Plotting code records:
◆ ◆ ◆ ◆ ◆

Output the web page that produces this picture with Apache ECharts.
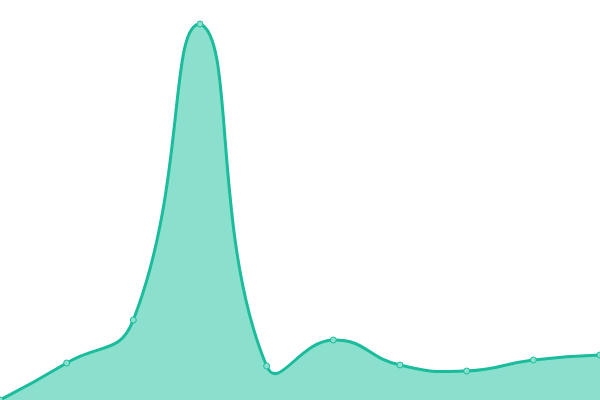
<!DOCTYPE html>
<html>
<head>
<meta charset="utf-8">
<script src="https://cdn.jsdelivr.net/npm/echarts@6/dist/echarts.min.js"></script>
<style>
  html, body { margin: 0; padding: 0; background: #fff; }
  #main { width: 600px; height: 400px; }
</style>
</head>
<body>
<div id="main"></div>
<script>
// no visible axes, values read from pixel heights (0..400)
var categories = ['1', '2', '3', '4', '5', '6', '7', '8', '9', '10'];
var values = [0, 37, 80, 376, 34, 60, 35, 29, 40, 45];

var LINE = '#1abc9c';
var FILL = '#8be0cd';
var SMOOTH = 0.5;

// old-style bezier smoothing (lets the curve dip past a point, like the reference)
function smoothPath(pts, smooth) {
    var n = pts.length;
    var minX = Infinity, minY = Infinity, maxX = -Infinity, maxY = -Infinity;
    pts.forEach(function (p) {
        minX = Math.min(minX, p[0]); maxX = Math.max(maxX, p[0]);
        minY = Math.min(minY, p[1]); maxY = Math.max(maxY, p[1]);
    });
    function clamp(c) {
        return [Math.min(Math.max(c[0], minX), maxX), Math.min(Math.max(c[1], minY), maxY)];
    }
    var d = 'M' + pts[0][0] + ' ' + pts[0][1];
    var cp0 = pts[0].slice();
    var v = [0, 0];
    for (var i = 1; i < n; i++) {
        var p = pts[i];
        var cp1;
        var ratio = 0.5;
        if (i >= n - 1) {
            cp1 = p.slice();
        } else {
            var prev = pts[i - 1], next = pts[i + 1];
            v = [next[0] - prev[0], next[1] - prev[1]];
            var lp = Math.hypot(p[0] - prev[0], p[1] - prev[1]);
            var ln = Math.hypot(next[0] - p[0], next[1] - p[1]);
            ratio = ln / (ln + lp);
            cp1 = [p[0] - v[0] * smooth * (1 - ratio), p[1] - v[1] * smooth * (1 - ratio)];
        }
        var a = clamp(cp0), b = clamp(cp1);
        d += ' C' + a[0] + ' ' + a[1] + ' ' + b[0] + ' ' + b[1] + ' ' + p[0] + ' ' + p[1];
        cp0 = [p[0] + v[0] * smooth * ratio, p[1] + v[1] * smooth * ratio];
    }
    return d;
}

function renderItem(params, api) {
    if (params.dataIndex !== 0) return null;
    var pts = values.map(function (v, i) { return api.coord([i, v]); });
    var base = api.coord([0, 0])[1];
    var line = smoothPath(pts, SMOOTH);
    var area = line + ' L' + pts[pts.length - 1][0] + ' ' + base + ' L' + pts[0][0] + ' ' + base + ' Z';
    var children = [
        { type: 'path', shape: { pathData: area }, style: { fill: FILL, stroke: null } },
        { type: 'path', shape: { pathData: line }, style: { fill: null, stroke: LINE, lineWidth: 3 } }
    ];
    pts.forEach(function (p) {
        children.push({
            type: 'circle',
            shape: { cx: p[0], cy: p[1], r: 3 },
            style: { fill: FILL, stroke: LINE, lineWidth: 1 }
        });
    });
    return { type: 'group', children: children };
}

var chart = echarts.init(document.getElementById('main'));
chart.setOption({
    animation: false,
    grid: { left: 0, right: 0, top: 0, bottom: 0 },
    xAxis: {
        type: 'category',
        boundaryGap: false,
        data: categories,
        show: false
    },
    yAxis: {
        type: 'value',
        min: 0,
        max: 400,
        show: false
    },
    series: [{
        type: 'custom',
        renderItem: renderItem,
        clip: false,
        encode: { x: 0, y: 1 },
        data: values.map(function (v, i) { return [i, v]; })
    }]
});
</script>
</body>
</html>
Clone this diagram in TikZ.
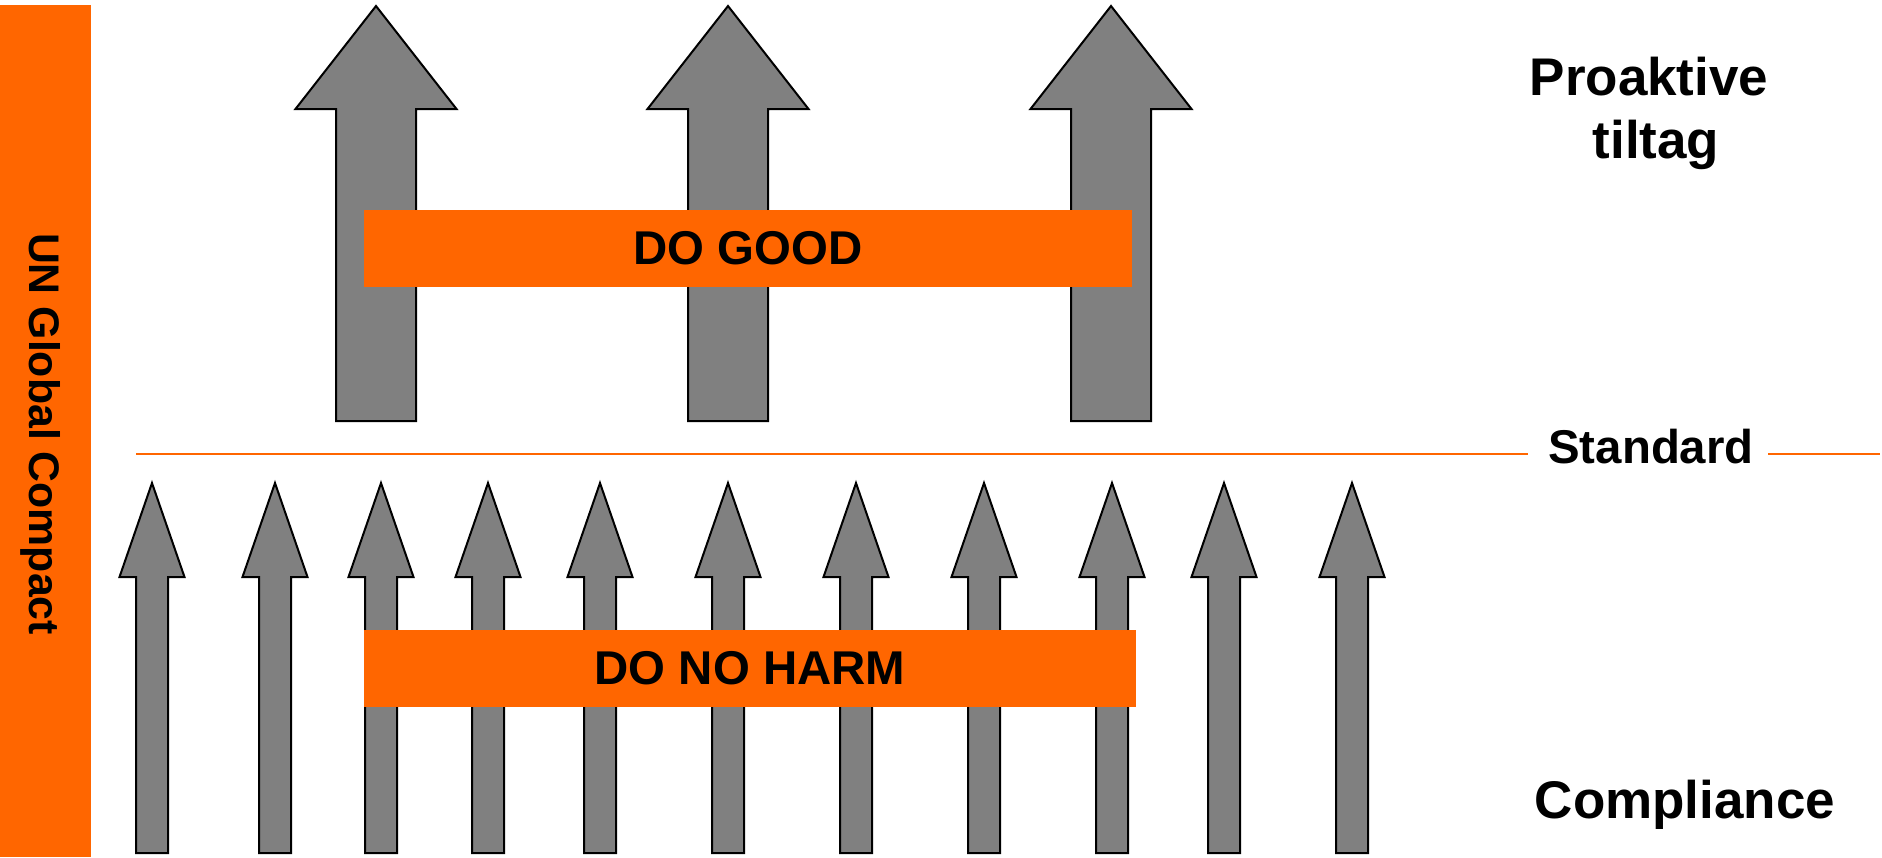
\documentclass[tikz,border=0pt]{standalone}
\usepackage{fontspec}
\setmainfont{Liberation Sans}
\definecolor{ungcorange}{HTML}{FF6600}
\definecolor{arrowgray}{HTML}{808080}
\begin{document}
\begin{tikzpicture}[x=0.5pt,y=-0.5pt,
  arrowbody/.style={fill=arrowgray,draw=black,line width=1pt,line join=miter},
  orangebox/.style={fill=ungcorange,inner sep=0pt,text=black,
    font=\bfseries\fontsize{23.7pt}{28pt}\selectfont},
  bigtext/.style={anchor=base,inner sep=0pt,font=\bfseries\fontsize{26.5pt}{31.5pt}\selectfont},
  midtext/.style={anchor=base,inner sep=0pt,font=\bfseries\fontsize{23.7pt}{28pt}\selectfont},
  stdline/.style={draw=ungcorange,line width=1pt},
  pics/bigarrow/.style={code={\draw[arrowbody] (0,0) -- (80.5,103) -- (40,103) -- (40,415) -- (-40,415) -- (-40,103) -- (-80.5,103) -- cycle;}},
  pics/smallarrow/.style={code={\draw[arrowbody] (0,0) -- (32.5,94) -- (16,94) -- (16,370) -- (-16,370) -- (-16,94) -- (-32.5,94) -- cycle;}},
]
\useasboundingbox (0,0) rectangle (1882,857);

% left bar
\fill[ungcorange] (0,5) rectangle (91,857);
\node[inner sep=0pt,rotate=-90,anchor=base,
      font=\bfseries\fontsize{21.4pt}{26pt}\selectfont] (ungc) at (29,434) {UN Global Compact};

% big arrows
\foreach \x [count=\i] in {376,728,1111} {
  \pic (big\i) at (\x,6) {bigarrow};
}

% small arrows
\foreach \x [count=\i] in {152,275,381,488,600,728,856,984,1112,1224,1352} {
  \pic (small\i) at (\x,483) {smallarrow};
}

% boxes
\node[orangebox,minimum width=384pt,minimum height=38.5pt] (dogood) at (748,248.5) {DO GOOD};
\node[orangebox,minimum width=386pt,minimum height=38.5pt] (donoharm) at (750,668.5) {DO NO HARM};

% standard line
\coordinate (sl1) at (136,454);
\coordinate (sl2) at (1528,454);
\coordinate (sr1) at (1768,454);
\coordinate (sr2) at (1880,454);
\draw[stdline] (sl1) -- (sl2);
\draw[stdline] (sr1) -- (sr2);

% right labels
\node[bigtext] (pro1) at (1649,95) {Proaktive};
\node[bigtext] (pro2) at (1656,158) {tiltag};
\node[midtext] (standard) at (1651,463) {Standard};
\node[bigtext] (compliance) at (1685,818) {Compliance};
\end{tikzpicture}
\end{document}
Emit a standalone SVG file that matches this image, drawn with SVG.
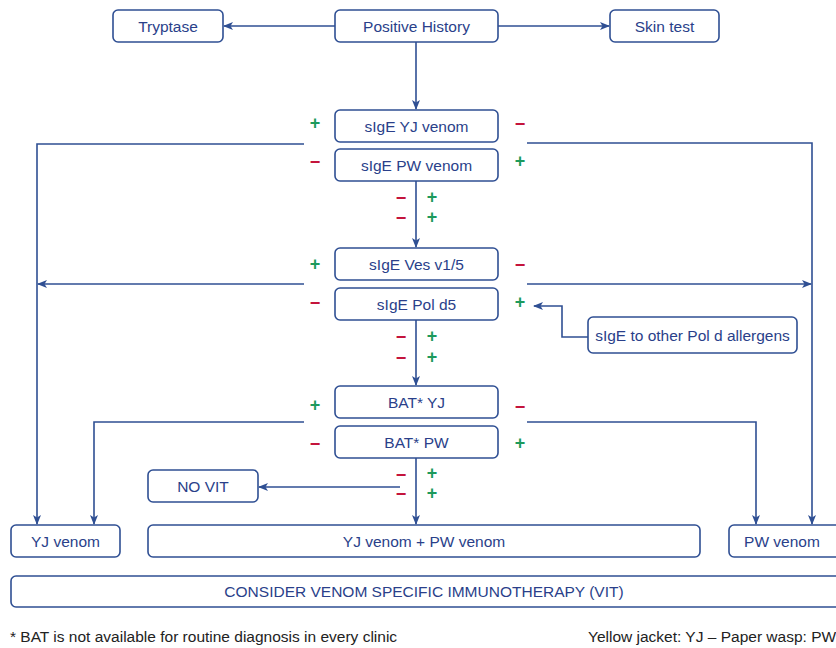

◆ ◆ ◆ ◆ ◆

-- Given request --
Retype all of the entries exactly as written, leaving out any images.

-- Problem solution --
Output the web page that produces this picture with Apache ECharts.
<!DOCTYPE html>
<html>
<head>
<meta charset="utf-8">
<script src="https://cdn.jsdelivr.net/npm/echarts@6/dist/echarts.min.js"></script>
<style>
  html, body { margin: 0; padding: 0; background: #fff; }
  #main { width: 600px; height: 400px; }
</style>
</head>
<body>
<div id="main"></div>
<script>
// no visible axes, values read from pixel heights (0..400)
var categories = ['1', '2', '3', '4', '5', '6', '7', '8', '9', '10'];
var values = [0, 37, 80, 376, 34, 60, 35, 29, 40, 45];

var LINE = '#1abc9c';
var FILL = '#8be0cd';
var SMOOTH = 0.5;

// old-style bezier smoothing (lets the curve dip past a point, like the reference)
function smoothPath(pts, smooth) {
    var n = pts.length;
    var minX = Infinity, minY = Infinity, maxX = -Infinity, maxY = -Infinity;
    pts.forEach(function (p) {
        minX = Math.min(minX, p[0]); maxX = Math.max(maxX, p[0]);
        minY = Math.min(minY, p[1]); maxY = Math.max(maxY, p[1]);
    });
    function clamp(c) {
        return [Math.min(Math.max(c[0], minX), maxX), Math.min(Math.max(c[1], minY), maxY)];
    }
    var d = 'M' + pts[0][0] + ' ' + pts[0][1];
    var cp0 = pts[0].slice();
    var v = [0, 0];
    for (var i = 1; i < n; i++) {
        var p = pts[i];
        var cp1;
        var ratio = 0.5;
        if (i >= n - 1) {
            cp1 = p.slice();
        } else {
            var prev = pts[i - 1], next = pts[i + 1];
            v = [next[0] - prev[0], next[1] - prev[1]];
            var lp = Math.hypot(p[0] - prev[0], p[1] - prev[1]);
            var ln = Math.hypot(next[0] - p[0], next[1] - p[1]);
            ratio = ln / (ln + lp);
            cp1 = [p[0] - v[0] * smooth * (1 - ratio), p[1] - v[1] * smooth * (1 - ratio)];
        }
        var a = clamp(cp0), b = clamp(cp1);
        d += ' C' + a[0] + ' ' + a[1] + ' ' + b[0] + ' ' + b[1] + ' ' + p[0] + ' ' + p[1];
        cp0 = [p[0] + v[0] * smooth * ratio, p[1] + v[1] * smooth * ratio];
    }
    return d;
}

function renderItem(params, api) {
    if (params.dataIndex !== 0) return null;
    var pts = values.map(function (v, i) { return api.coord([i, v]); });
    var base = api.coord([0, 0])[1];
    var line = smoothPath(pts, SMOOTH);
    var area = line + ' L' + pts[pts.length - 1][0] + ' ' + base + ' L' + pts[0][0] + ' ' + base + ' Z';
    var children = [
        { type: 'path', shape: { pathData: area }, style: { fill: FILL, stroke: null } },
        { type: 'path', shape: { pathData: line }, style: { fill: null, stroke: LINE, lineWidth: 3 } }
    ];
    pts.forEach(function (p) {
        children.push({
            type: 'circle',
            shape: { cx: p[0], cy: p[1], r: 3 },
            style: { fill: FILL, stroke: LINE, lineWidth: 1 }
        });
    });
    return { type: 'group', children: children };
}

var chart = echarts.init(document.getElementById('main'));
chart.setOption({
    animation: false,
    grid: { left: 0, right: 0, top: 0, bottom: 0 },
    xAxis: {
        type: 'category',
        boundaryGap: false,
        data: categories,
        show: false
    },
    yAxis: {
        type: 'value',
        min: 0,
        max: 400,
        show: false
    },
    series: [{
        type: 'custom',
        renderItem: renderItem,
        clip: false,
        encode: { x: 0, y: 1 },
        data: values.map(function (v, i) { return [i, v]; })
    }]
});
</script>
</body>
</html>
Clone this diagram in TikZ.
\documentclass[tikz,border=0pt]{standalone}
\usepackage{fontspec}
\setmainfont{Liberation Sans}
\definecolor{ungcorange}{HTML}{FF6600}
\definecolor{arrowgray}{HTML}{808080}
\begin{document}
\begin{tikzpicture}[x=0.5pt,y=-0.5pt,
  arrowbody/.style={fill=arrowgray,draw=black,line width=1pt,line join=miter},
  orangebox/.style={fill=ungcorange,inner sep=0pt,text=black,
    font=\bfseries\fontsize{23.7pt}{28pt}\selectfont},
  bigtext/.style={anchor=base,inner sep=0pt,font=\bfseries\fontsize{26.5pt}{31.5pt}\selectfont},
  midtext/.style={anchor=base,inner sep=0pt,font=\bfseries\fontsize{23.7pt}{28pt}\selectfont},
  stdline/.style={draw=ungcorange,line width=1pt},
  pics/bigarrow/.style={code={\draw[arrowbody] (0,0) -- (80.5,103) -- (40,103) -- (40,415) -- (-40,415) -- (-40,103) -- (-80.5,103) -- cycle;}},
  pics/smallarrow/.style={code={\draw[arrowbody] (0,0) -- (32.5,94) -- (16,94) -- (16,370) -- (-16,370) -- (-16,94) -- (-32.5,94) -- cycle;}},
]
\useasboundingbox (0,0) rectangle (1882,857);

% left bar
\fill[ungcorange] (0,5) rectangle (91,857);
\node[inner sep=0pt,rotate=-90,anchor=base,
      font=\bfseries\fontsize{21.4pt}{26pt}\selectfont] (ungc) at (29,434) {UN Global Compact};

% big arrows
\foreach \x [count=\i] in {376,728,1111} {
  \pic (big\i) at (\x,6) {bigarrow};
}

% small arrows
\foreach \x [count=\i] in {152,275,381,488,600,728,856,984,1112,1224,1352} {
  \pic (small\i) at (\x,483) {smallarrow};
}

% boxes
\node[orangebox,minimum width=384pt,minimum height=38.5pt] (dogood) at (748,248.5) {DO GOOD};
\node[orangebox,minimum width=386pt,minimum height=38.5pt] (donoharm) at (750,668.5) {DO NO HARM};

% standard line
\coordinate (sl1) at (136,454);
\coordinate (sl2) at (1528,454);
\coordinate (sr1) at (1768,454);
\coordinate (sr2) at (1880,454);
\draw[stdline] (sl1) -- (sl2);
\draw[stdline] (sr1) -- (sr2);

% right labels
\node[bigtext] (pro1) at (1649,95) {Proaktive};
\node[bigtext] (pro2) at (1656,158) {tiltag};
\node[midtext] (standard) at (1651,463) {Standard};
\node[bigtext] (compliance) at (1685,818) {Compliance};
\end{tikzpicture}
\end{document}
Emit a standalone SVG file that matches this image, drawn with SVG.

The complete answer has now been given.